Why visit the London Wetland Centre in Barnes?
At any given moment I’d probably be happier if I was doing something with a camera. Out making pictures, telling stories, being nosey and having a good time. Actually, I might be a bit odd compared with photographers I know because the joy of messing with the RAW image comes a very close second to capturing the picture in the first place. The next best thing is printing. The idea of finishing a day printing something to go an the wall that was just an idea a little earlier is magical.
Of course, no amount of processing will rescue a crappy file so, as we all do, I try to get the best file I can from the camera. Like everyone else I’m aiming for the most pleasing composition, good exposure, selected focus point and depth of field and so on, but what arrives on the memory card is data not a picture. When I first came across the idea of shooting for the highlights to obtain the biggest file size it was a bit depressing. Straight out of the camera the picture often looks pale and over exposed, but this is deliberate. A little nudge of a slider corrects the exposure and gives much more details across the range than would otherwise have been captured.
Click any of the pictures for a bigger version.
Thing is, despite a couple of trips to the London Wetland Centre, I’m not at all interested in is wildlife photography. The hardcore wildlife cameraman will work for days or weeks or sometimes years to get the perfect shot of a subject in a way that doesn’t need manipulating. I have every admiration for somebody who can do that. If anyone is interested there are some pictures here from an excellent wildlife photographer called Darren Williams who comes from Norfolk. But it isn’t me.
So, why go to LWC which is set up for wildlife? And why twice in a very few weeks? It’s because the material for making great pictures is there whether or not you are interested in the wildlife.
I can’t enter any of these into wildlife / natural history competitions because they have been mucked about with too much, but they make me happy. LWC has some specific ponds for the casual visitor but also some decent looking hides for the more bird enthusiast. There always seems to be a steady stream of people on camouflage with serious looking spotting scopes. I was greeted by a bloke with industrial sized binoculars on the most recent visit who told me that there had been kingfisher sightings that day. I didn’t actually see one but, for a photographer, I miss an awful lot 🙂 Whatever the reason for your visit, it’s a great day.
Otters at the London Wetland Centre
It’s no surprise that the otters steal the show. They are active, quick, intelligent and adorable. LWC as a pair of what I believe to be Asian Short-Clawed Otters but what they might lack in fingernails they make up for with teeth like stilettos – long, thin, pointed and deadly!

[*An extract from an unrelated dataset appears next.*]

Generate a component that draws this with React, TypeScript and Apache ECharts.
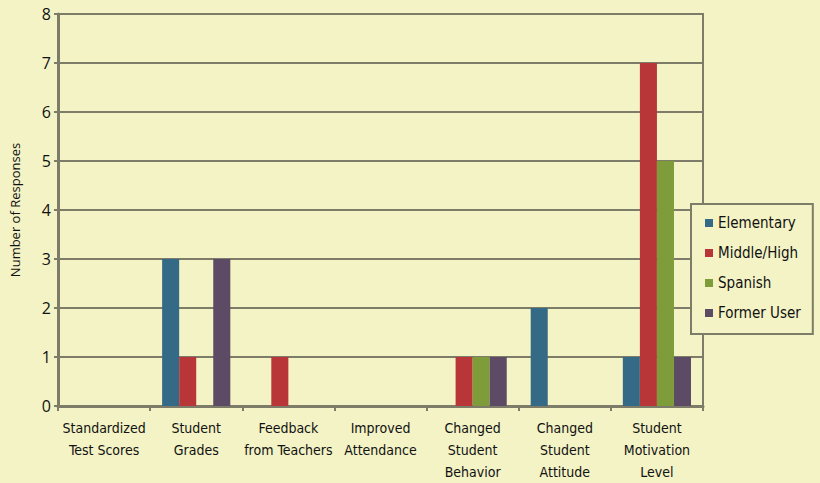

Otters browse through most of the day and, obligingly, two of their four feeds happen when the park is open. This was at 11.00AM and 2.00PM when I was there. They anticipate the keeper arriving with a bucket of fish and crabs by racing around their habitat mewing and growling. They seem to do everything together and are rarely far apart. When the food does arrive it is distributed around the enclosure but they seem very happy to come and sit on the rocks in easy view of the odd photographer to eat it.
They are genuinely engaging and well worth the time taken in setting up in a good spot and waiting. Try to go midweek out of school holidays if you can.
I’m attempting to record behaviour here. Nothing very aesthetic but trying to show that these cute little animals are actually deadly killers at the top of their food chain. But cute nonetheless. There didn’t seem much reason to resist the urge to edit them a bit though 🙂
Click on these too.
The real treasure is the number and variety of birds. The examples here are limited but with a bit of dedication a visitor can tick off a pretty good number of species. These pictures reflect my ideas about what makes an interesting picture. The mallard might be pretty common everywhere but I find them no less interesting than more exotic birds. The next few photos are mostly just playing. Also, although I can tell you that the family Corvidae are crow like birds I couldn’t actually tell the difference between a raven and a jackdaw so don’t take any names as being accurate. I’m quite fond of pigeons though 🙂
These are Berwick swans. I just like the atmosphere and the patterns.
An interloper stealing nesting material.
This is a Canada Goose (I think) but the habit of sleeping like this looked kind of snuggly and it made a lovely abstract pattern. Actually, it turns out to have been a bizarre self-portrait.
This was the picture I had in my head prior but it wasn’t possible to frame it this way through the viewfinder. It took a bit of jiggery pokery and a lot of cloning to simply the scene. The mono treatment is to try to emphasise the sinuous curves of the crane against the hard straight lines of the bamboo.
And finally, Mrs and Mr Mallard – Thanks so much for taking the time to look.